#### Task objective
Retype only the lines running from the beginning of the entries below to the line with "fig.savefig('out.png', dpi=100)", both included. Do not include pictures.

#### Task inputs
• • •
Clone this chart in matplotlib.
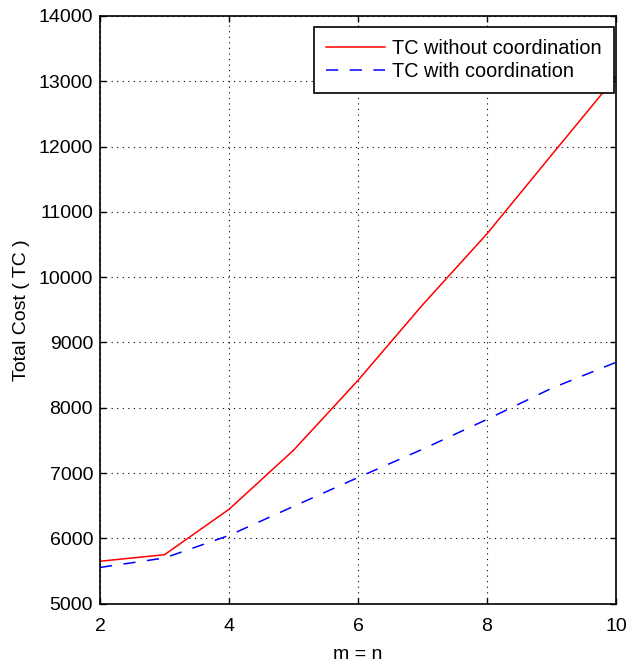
import matplotlib
matplotlib.use("Agg")
import matplotlib.pyplot as plt

plt.rcParams['font.family'] = ['Liberation Sans', 'DejaVu Sans']

m_values = [2, 3, 4, 5, 6, 7, 8, 9, 10]
tc_without = [5650, 5750, 6445, 7350, 8420, 9575, 10665, 11870, 13070]
tc_with = [5555, 5700, 6045, 6490, 6932, 7365, 7822, 8298, 8696]

xticks = [2, 4, 6, 8, 10]
yticks = list(range(5000, 14001, 1000))

fig = plt.figure(figsize=(6.27, 6.65), dpi=100)
ax = fig.add_axes([0.1595, 0.0922, 0.823, 0.8838])

ax.plot(m_values, tc_without, color='#ff0000', lw=1.1, label='TC without coordination')
ax.plot(m_values, tc_with, color='#0000ff', lw=1.1, dashes=(8, 7.5), label='TC with coordination')

ax.set_xlim(2, 10)
ax.set_ylim(5000, 14000)
ax.set_xticks(xticks)
ax.set_yticks(yticks)
ax.tick_params(direction='in', labelsize=14, length=4, top=True, right=True, width=1)
ax.tick_params(axis='x', pad=10)
ax.tick_params(axis='y', pad=5)
ax.grid(True, linestyle=(0, (1, 4)), color='black', lw=0.8)
for s in ax.spines.values():
    s.set_linewidth(1.2)

ax.set_xlabel('m = n', fontsize=14, labelpad=8)
ax.set_ylabel('Total Cost ( TC )', fontsize=14, labelpad=6)

leg = ax.legend(loc='upper right', fontsize=14.3, frameon=True, fancybox=False,
                edgecolor='black', framealpha=1, borderpad=0.6, handlelength=3.0,
                handletextpad=0.35, labelspacing=0.22, borderaxespad=0,
                bbox_to_anchor=(0.996, 0.981))
leg.get_frame().set_linewidth(1.2)

fig.savefig('out.png', dpi=100)
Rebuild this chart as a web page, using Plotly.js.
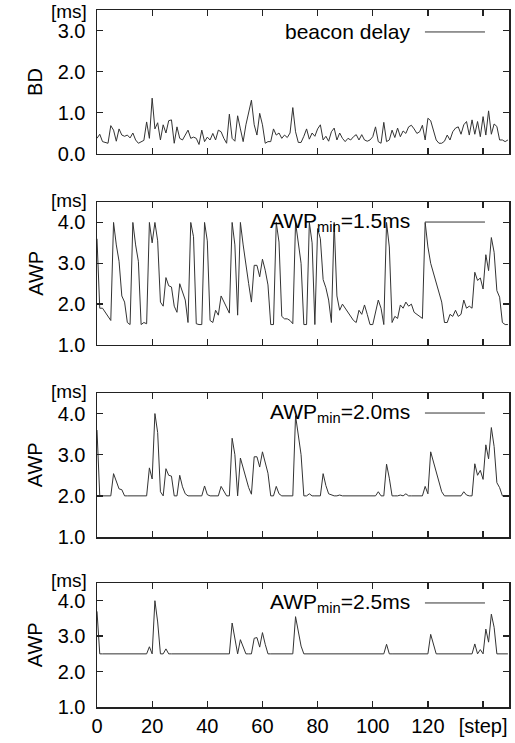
<!DOCTYPE html>
<html><head><meta charset="utf-8">
<script src="https://cdn.plot.ly/plotly-3.0.1.min.js"></script>
<style>html,body{margin:0;padding:0;background:#fff}#c{width:515px;height:743px}</style>
</head><body><div id="c"></div>
<script>
const bd = [0.37,0.47,0.29,0.27,0.25,0.68,0.57,0.30,0.60,0.45,
0.42,0.45,0.38,0.50,0.33,0.25,0.28,0.32,0.77,0.37,
1.35,0.60,0.75,0.33,0.70,0.50,0.80,0.82,0.25,0.65,
0.37,0.33,0.45,0.57,0.37,0.40,0.37,0.22,0.57,0.29,
0.40,0.33,0.49,0.33,0.57,0.53,0.37,0.25,0.96,0.37,
0.30,0.92,0.60,0.29,0.70,0.98,1.30,0.70,0.45,0.98,
0.70,0.25,0.29,0.29,0.60,0.45,0.50,0.37,0.45,0.39,
0.50,1.12,0.53,0.27,0.27,0.42,0.60,0.35,0.50,0.42,
0.60,0.70,0.33,0.42,0.30,0.53,0.62,0.33,0.50,0.37,
0.29,0.37,0.33,0.41,0.46,0.33,0.46,0.33,0.30,0.33,
0.41,0.65,0.29,0.25,0.76,0.29,0.33,0.57,0.39,0.62,
0.41,0.55,0.49,0.65,0.69,0.60,0.49,0.53,0.69,0.33,
0.86,0.80,0.53,0.33,0.25,0.25,0.30,0.45,0.33,0.53,
0.62,0.65,0.47,0.70,0.78,0.45,0.82,0.47,0.78,0.41,
0.90,0.45,1.04,0.47,0.72,0.66,0.33,0.33,0.29,0.33];

const awp15 = [3.6,1.9,1.9,1.8,1.7,1.6,4.0,3.45,3.05,2.2,
2.05,1.55,1.5,4.0,3.45,3.05,1.5,1.55,1.52,4.0,
3.5,4.0,3.55,2.05,1.95,2.65,2.45,2.42,1.95,1.8,
2.5,2.3,2.1,1.55,4.0,3.65,1.52,1.5,1.5,4.0,
3.55,1.6,1.55,1.85,1.73,2.2,2.07,1.95,1.78,4.0,
3.45,1.73,4.0,3.45,3.03,2.5,2.05,2.95,2.95,2.67,
3.1,2.83,2.47,1.5,1.5,4.0,3.52,1.7,1.64,1.64,
1.6,1.52,4.0,3.56,3.0,1.5,1.5,4.0,3.5,1.5,
3.85,3.6,2.6,2.4,2.1,1.55,4.0,2.2,1.85,2.0,
1.9,1.8,1.7,1.6,1.55,1.85,1.75,1.98,1.75,1.5,
1.5,1.8,2.1,1.9,1.5,4.0,3.4,1.55,1.7,1.65,
1.98,1.9,2.05,1.95,2.0,1.8,1.75,1.7,1.65,4.0,
3.4,3.0,2.75,2.55,2.3,2.05,1.55,1.55,1.75,1.7,
1.85,1.7,1.75,2.1,1.9,1.95,1.9,2.78,2.58,2.64,
2.37,3.21,2.82,3.63,3.27,2.33,2.17,1.55,1.5,1.5];

const awp20 = [3.6,2.0,2.0,2.0,2.0,2.0,2.54,2.35,2.17,2.15,
2.0,2.0,2.0,2.0,2.0,2.0,2.0,2.0,2.0,2.68,
2.41,4.0,3.54,2.1,2.0,2.66,2.5,2.48,2.0,2.0,
2.5,2.22,2.05,2.0,2.0,2.0,2.0,2.0,2.0,2.24,
2.03,2.0,2.0,2.0,2.0,2.23,2.1,2.0,2.0,3.4,
3.0,2.0,2.92,2.68,2.45,2.2,2.04,2.95,2.95,2.7,
3.07,2.83,2.55,2.0,2.0,2.23,2.05,2.0,2.0,2.0,
2.0,2.0,3.95,3.5,3.0,2.0,2.0,2.05,2.0,2.0,
2.0,2.0,2.54,2.25,2.05,2.02,2.0,2.0,2.02,2.0,
2.0,2.0,2.0,2.0,2.0,2.0,2.0,2.0,2.0,2.0,
2.0,2.0,2.1,2.0,2.0,2.77,2.43,2.0,2.0,2.0,
2.02,2.0,2.05,2.0,2.0,2.0,2.0,2.0,2.0,2.23,
2.05,3.07,2.83,2.6,2.35,2.1,2.0,2.0,2.0,2.0,
2.0,2.0,2.0,2.1,2.02,2.0,2.0,2.78,2.5,2.62,
2.4,3.24,2.9,3.66,3.2,2.32,2.2,2.0,2.0,2.0];

const awp25 = [3.7,2.5,2.5,2.5,2.5,2.5,2.52,2.5,2.5,2.5,
2.5,2.5,2.5,2.5,2.5,2.5,2.5,2.5,2.5,2.7,
2.5,4.0,3.4,2.5,2.5,2.64,2.5,2.5,2.5,2.5,
2.5,2.5,2.5,2.5,2.5,2.5,2.5,2.5,2.5,2.5,
2.5,2.5,2.5,2.5,2.5,2.5,2.5,2.5,2.5,3.37,
2.96,2.5,2.9,2.67,2.5,2.5,2.5,2.94,2.96,2.69,
3.1,2.77,2.5,2.5,2.5,2.5,2.5,2.5,2.5,2.5,
2.5,2.5,3.55,3.15,2.72,2.5,2.5,2.5,2.5,2.5,
2.5,2.5,2.51,2.5,2.5,2.5,2.5,2.5,2.5,2.5,
2.5,2.5,2.5,2.5,2.5,2.5,2.5,2.5,2.5,2.5,
2.5,2.5,2.5,2.5,2.5,2.77,2.5,2.5,2.5,2.5,
2.5,2.5,2.5,2.5,2.5,2.5,2.5,2.5,2.5,2.5,
2.5,3.05,2.77,2.5,2.5,2.5,2.5,2.5,2.5,2.5,
2.5,2.5,2.5,2.5,2.5,2.5,2.5,2.78,2.5,2.62,
2.5,3.2,2.83,3.62,3.25,2.5,2.5,2.5,2.5,2.5];

const xTickVals = [0,20,40,60,80,100,120,140];
const xTickText = ["0","20","40","60","80","100","120","[step]"];
const legendNames = ["beacon delay","AWP<sub>min</sub>=1.5ms","AWP<sub>min</sub>=2.0ms","AWP<sub>min</sub>=2.5ms"];
const yTitles = ["BD","AWP","AWP","AWP"];
const unitLabel = "[ms]";
const yTicks1 = [0,1,2,3];
const yTicks2 = [1,2,3,4];

const steps = bd.map((_, i) => i);
const series = [bd, awp15, awp20, awp25];
const FONT = "Liberation Sans, Arial, sans-serif";
const lineColor = "#333";

const traces = series.map((ys, i) => ({
  type: "scatter", mode: "lines", x: steps, y: ys,
  xaxis: i === 0 ? "x" : "x" + (i + 1),
  yaxis: i === 0 ? "y" : "y" + (i + 1),
  line: {color: lineColor, width: 1}, showlegend: false, hoverinfo: "skip"
}));

const domains = [[0.7941, 1.0],[0.5194, 0.7245],[0.2439, 0.4505],[0, 0.1779]];
const yRanges = [[0, 3.5],[1, 4.5],[1, 4.5],[1, 4.5]];
const legY = [0.847, 0.86, 0.861, 0.839];
const unitShift = [-1, 2, 2, 3];

const layout = {
  width: 515, height: 743,
  margin: {l: 97, r: 6, t: 10, b: 36},
  paper_bgcolor: "#fff", plot_bgcolor: "#fff",
  font: {family: FONT, size: 20, color: "#000"},
  showlegend: false,
  annotations: [], shapes: []
};

for (let i = 0; i < 4; i++) {
  const xk = i === 0 ? "xaxis" : "xaxis" + (i + 1);
  const yk = i === 0 ? "yaxis" : "yaxis" + (i + 1);
  const yid = i === 0 ? "y" : "y" + (i + 1);
  const xid = i === 0 ? "x" : "x" + (i + 1);
  layout[xk] = {
    range: [0, 149.4], anchor: yid, domain: [0, 1],
    tickvals: xTickVals, ticktext: xTickText,
    showticklabels: i === 3,
    ticks: "inside", ticklen: 6, tickcolor: "#222", tickwidth: 1.3,
    showline: true, linecolor: "#222", linewidth: 1.5, mirror: "ticks",
    showgrid: false, zeroline: false, fixedrange: true,
    tickfont: {family: FONT, size: 20, color: "#000"}
  };
  const yt = i === 0 ? yTicks1 : yTicks2;
  layout[yk] = {
    range: yRanges[i], anchor: xid, domain: domains[i],
    tickvals: yt, ticktext: yt.map(v => v.toFixed(1)),
    ticks: "inside", ticklen: 6, tickcolor: "#222", tickwidth: 1.3,
    showline: true, linecolor: "#222", linewidth: 1.5, mirror: "ticks",
    showgrid: false, zeroline: false, fixedrange: true,
    ticklabelstandoff: 6,
    tickfont: {family: FONT, size: 20, color: "#000"}
  };
  layout.annotations.push({
    text: unitLabel, xref: "paper", x: -0.117, xanchor: "left",
    yref: yid + " domain", y: 1.0, yanchor: "middle", yshift: unitShift[i],
    showarrow: false, font: {family: FONT, size: 19, color: "#000"}
  });
  layout.annotations.push({
    text: yTitles[i], xref: "paper", x: -0.150, xanchor: "center",
    yref: yid + " domain", y: 0.5, yanchor: "middle", textangle: -90,
    showarrow: false, font: {family: FONT, size: 20, color: "#000"}
  });
  layout.annotations.push({
    text: legendNames[i], xref: "paper", x: 0.7646, xanchor: "right",
    yref: yid + " domain", y: legY[i], yanchor: "middle",
    showarrow: false, font: {family: FONT, size: 21, color: "#000"}
  });
  layout.shapes.push({
    type: "line", xref: "paper", x0: 0.796, x1: 0.9417,
    yref: yid + " domain", y0: legY[i], y1: legY[i],
    line: {color: lineColor, width: 1}
  });
}

Plotly.newPlot("c", traces, layout, {staticPlot: true, displayModeBar: false});
</script></body></html>
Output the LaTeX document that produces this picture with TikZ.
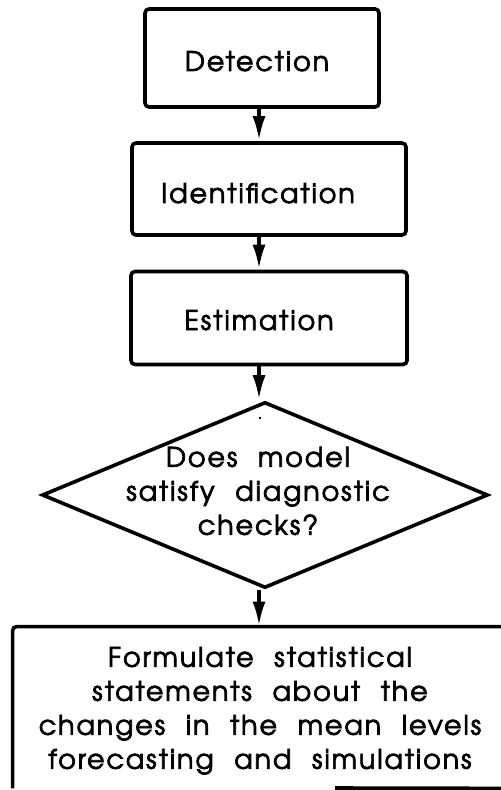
• • •
#### Answer to this task
Clone this chart in matplotlib.
import matplotlib
matplotlib.use("Agg")
import matplotlib.pyplot as plt

plt.rcParams['font.family'] = ['Liberation Sans', 'DejaVu Sans']

m_values = [2, 3, 4, 5, 6, 7, 8, 9, 10]
tc_without = [5650, 5750, 6445, 7350, 8420, 9575, 10665, 11870, 13070]
tc_with = [5555, 5700, 6045, 6490, 6932, 7365, 7822, 8298, 8696]

xticks = [2, 4, 6, 8, 10]
yticks = list(range(5000, 14001, 1000))

fig = plt.figure(figsize=(6.27, 6.65), dpi=100)
ax = fig.add_axes([0.1595, 0.0922, 0.823, 0.8838])

ax.plot(m_values, tc_without, color='#ff0000', lw=1.1, label='TC without coordination')
ax.plot(m_values, tc_with, color='#0000ff', lw=1.1, dashes=(8, 7.5), label='TC with coordination')

ax.set_xlim(2, 10)
ax.set_ylim(5000, 14000)
ax.set_xticks(xticks)
ax.set_yticks(yticks)
ax.tick_params(direction='in', labelsize=14, length=4, top=True, right=True, width=1)
ax.tick_params(axis='x', pad=10)
ax.tick_params(axis='y', pad=5)
ax.grid(True, linestyle=(0, (1, 4)), color='black', lw=0.8)
for s in ax.spines.values():
    s.set_linewidth(1.2)

ax.set_xlabel('m = n', fontsize=14, labelpad=8)
ax.set_ylabel('Total Cost ( TC )', fontsize=14, labelpad=6)

leg = ax.legend(loc='upper right', fontsize=14.3, frameon=True, fancybox=False,
                edgecolor='black', framealpha=1, borderpad=0.6, handlelength=3.0,
                handletextpad=0.35, labelspacing=0.22, borderaxespad=0,
                bbox_to_anchor=(0.996, 0.981))
leg.get_frame().set_linewidth(1.2)

fig.savefig('out.png', dpi=100)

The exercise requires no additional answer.